Most standard properties need a Hip but there are some exceptions,
You do not need a Home Information Pack for:
Properties where there is no marketing (e.g. sale to member of your family)
Seasonal and holiday accommodation
Mixed sales (e.g. shop with flat)
Right to buy and similar sales
Sales of portfolios of properties
Properties not being sold with completely vacant possession
Unsafe properties and properties to be demolished.
How do I order my Hip?
You can order your Hip via your authorised seller a Solicitor or Domestic Energy Assessor
What should I look for in a Hip provider?

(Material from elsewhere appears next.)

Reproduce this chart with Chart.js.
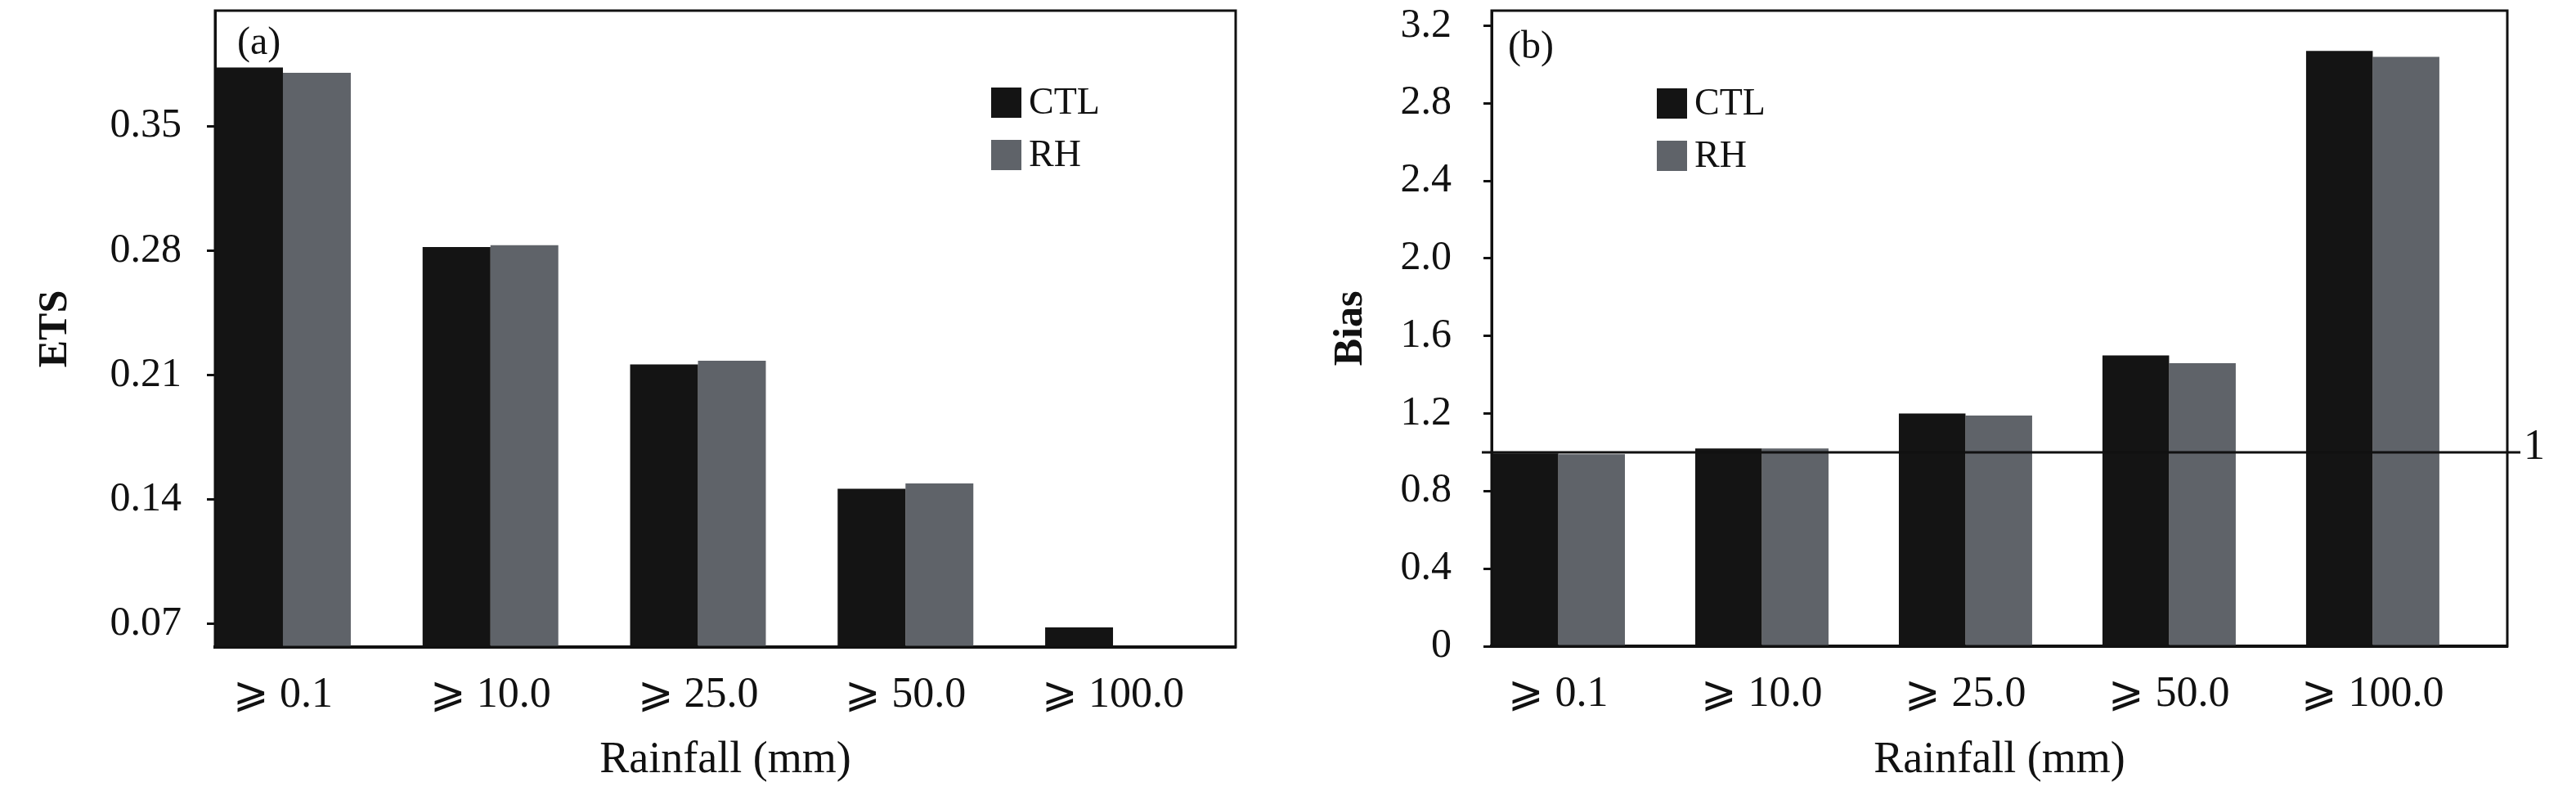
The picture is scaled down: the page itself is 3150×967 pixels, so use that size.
<!DOCTYPE html>
<html><head><meta charset="utf-8">
<script src="https://cdn.jsdelivr.net/npm/chart.js@4.4.1/dist/chart.umd.min.js"></script>
<style>
html,body{margin:0;padding:0;background:#fff;width:3150px;height:967px;overflow:hidden}
#wa{position:absolute;left:0;top:0;width:1560px;height:967px}
#wb{position:absolute;left:1560px;top:0;width:1590px;height:967px}
canvas{display:block}
</style></head><body>
<div id="wa"><canvas id="ca" width="1560" height="967"></canvas></div>
<div id="wb"><canvas id="cb" width="1590" height="967"></canvas></div>
<script>
// ---- data ----
const categories = ['⩾ 0.1', '⩾ 10.0', '⩾ 25.0', '⩾ 50.0', '⩾ 100.0'];
const seriesNames = ['CTL', 'RH'];
const seriesColors = ['#141414', '#5f6369'];
const etsCTL = [0.383, 0.282, 0.216, 0.146, 0.068];
const etsRH  = [0.380, 0.283, 0.218, 0.149, null];
const biasCTL = [0.995, 1.02, 1.20, 1.50, 3.07];
const biasRH  = [0.99, 1.02, 1.19, 1.46, 3.04];
const etsTicks = [0.07, 0.14, 0.21, 0.28, 0.35];
const etsTickLabels = ['0.07', '0.14', '0.21', '0.28', '0.35'];
const biasTicks = [0, 0.4, 0.8, 1.2, 1.6, 2.0, 2.4, 2.8, 3.2];
const biasTickLabels = ['0', '0.4', '0.8', '1.2', '1.6', '2.0', '2.4', '2.8', '3.2'];
const xTitle = 'Rainfall (mm)';
const refValue = 1;
const refLabel = '1';

const FONT = "'Liberation Serif','DejaVu Serif',serif";
Chart.defaults.font.family = FONT;
Chart.defaults.color = '#111';

function toPoints(arr) { return arr.map((v, i) => ({ x: i, y: v })); }

function framePlugin() {
  return {
    id: 'frame',
    afterDraw(chart) {
      const { ctx, chartArea: a } = chart;
      ctx.save();
      ctx.strokeStyle = '#111';
      ctx.lineWidth = 3;
      ctx.strokeRect(a.left, a.top, a.right - a.left, a.bottom - a.top);
      ctx.restore();
    }
  };
}
function labelPlugin(text, dx, dy) {
  return {
    id: 'panelLabel',
    afterDraw(chart) {
      const { ctx, chartArea: a } = chart;
      ctx.save();
      ctx.font = '48px ' + FONT;
      ctx.fillStyle = '#111';
      ctx.textBaseline = 'middle';
      ctx.textAlign = 'left';
      ctx.fillText(text, a.left + dx, a.top + dy);
      ctx.restore();
    }
  };
}
function legendPlugin(dx, dy) {
  return {
    id: 'customLegend',
    afterDraw(chart) {
      const { ctx, chartArea: a } = chart;
      ctx.save();
      ctx.font = '46px ' + FONT;
      ctx.textBaseline = 'middle';
      ctx.textAlign = 'left';
      chart.data.datasets.forEach((ds, i) => {
        const x = a.left + dx, y = a.top + dy + i * 64;
        ctx.fillStyle = ds.backgroundColor;
        ctx.fillRect(x, y, 37, 37);
        ctx.fillStyle = '#111';
        ctx.fillText(ds.label, x + 46, y + 20);
      });
      ctx.restore();
    }
  };
}
const refPlugin = {
  id: 'refLine',
  afterDatasetsDraw(chart) {
    const { ctx, chartArea: a, scales } = chart;
    const y = scales.y.getPixelForValue(refValue);
    ctx.save();
    ctx.strokeStyle = '#111';
    ctx.lineWidth = 3;
    ctx.beginPath();
    ctx.moveTo(a.left - 12, y);
    ctx.lineTo(a.right + 16, y);
    ctx.stroke();
    ctx.font = '52px ' + FONT;
    ctx.fillStyle = '#111';
    ctx.textBaseline = 'middle';
    ctx.textAlign = 'left';
    ctx.fillText(refLabel, a.right + 20, y - 6);
    ctx.restore();
  }
};

function makeChart(id, o) {
  const cv = document.getElementById(id);
  return new Chart(cv, {
    type: 'bar',
    data: {
      datasets: [
        { label: seriesNames[0], data: toPoints(o.ctl), backgroundColor: seriesColors[0], borderWidth: 0 },
        { label: seriesNames[1], data: toPoints(o.rh), backgroundColor: seriesColors[1], borderWidth: 0 }
      ]
    },
    options: {
      responsive: false,
      animation: false,
      devicePixelRatio: 1,
      layout: { padding: { top: 13, right: o.padRight, bottom: 0, left: 0 } },
      datasets: { bar: { categoryPercentage: o.catPct, barPercentage: 1 } },
      plugins: { legend: { display: false }, tooltip: { enabled: false } },
      scales: {
        x: {
          type: 'linear',
          min: o.xMin, max: o.xMax,
          offset: false,
          afterBuildTicks(s) { s.ticks = categories.map((c, i) => ({ value: i })); },
          afterFit(s) { s.height = o.xHeight; s.paddingLeft = 0; s.paddingRight = 0; },
          ticks: {
            autoSkip: false, maxRotation: 0, minRotation: 0, padding: 28,
            font: { size: 52 }, color: '#111',
            callback: (v, i) => categories[i]
          },
          grid: { display: false, drawTicks: false },
          border: { display: true, color: '#111', width: 4 },
          title: { display: true, text: xTitle, font: { size: 54, lineHeight: 1 }, color: '#111', padding: { top: 0, bottom: 10 } }
        },
        y: {
          type: 'linear',
          min: o.yMin, max: o.yMax,
          afterBuildTicks(s) { s.ticks = o.ticks.map(v => ({ value: v })); },
          afterFit(s) { s.width = o.yWidth; s.paddingTop = 0; s.paddingBottom = 0; },
          ticks: {
            padding: o.tickPad, font: { size: 50 }, color: '#111',
            callback: (v, i) => o.tickLabels[i]
          },
          grid: { display: true, drawOnChartArea: false, drawTicks: true, tickLength: 10, tickWidth: 3, tickColor: '#111' },
          border: { display: true, color: '#111', width: 3 },
          title: { display: true, text: o.yTitle, font: { size: 50, weight: 'bold', lineHeight: 1 }, color: '#111', padding: { top: o.yTitlePad, bottom: 0 } }
        }
      }
    },
    plugins: o.plugins
  });
}

makeChart('ca', {
  ctl: etsCTL, rh: etsRH,
  yMin: 0.057, yMax: 0.415, ticks: etsTicks, tickLabels: etsTickLabels,
  yTitle: 'ETS', yTitlePad: 43, yWidth: 263, tickPad: 31,
  xMin: -0.327, xMax: 4.591, catPct: 0.654,
  xHeight: 176, padRight: 49,
  plugins: [framePlugin(), labelPlugin('(a)', 27, 40), legendPlugin(949, 94)]
});
makeChart('cb', {
  ctl: biasCTL, rh: biasRH,
  yMin: 0, yMax: 3.278, ticks: biasTicks, tickLabels: biasTickLabels,
  yTitle: 'Bias', yTitlePad: 67, yWidth: 264, tickPad: 39,
  xMin: -0.3273, xMax: 4.661, catPct: 0.6546,
  xHeight: 177, padRight: 84,
  plugins: [framePlugin(), labelPlugin('(b)', 20, 45), legendPlugin(202, 95), refPlugin]
});
</script>
</body></html>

Ideally the Hip provider you choose should have full indemnity insurance and subscribe to the PCCB code of conduct for Hips (Hip code). All Hips which comply with this Code will include the HIP Code logo and you can check whether a HIP provider subscribes to the Code by contacting the Property Codes Compliance Board or visit their web site at www.propertycodes.org.uk.
The HIP Code provides protection for homebuyers, sellers, estate agents, conveyancers and mortgage lenders who rely on the information included in a Home Information Pack (HIP) provided on residential property within England and Wales. It sets out minimum standards which HIP providers have to meet.
Though it is not mandatory the Provider should also be a member of the Association of Home Information Pack Providers AHIPP, to check your provider is registered visit the AHIPP web site at www.hipassociation.co.uk.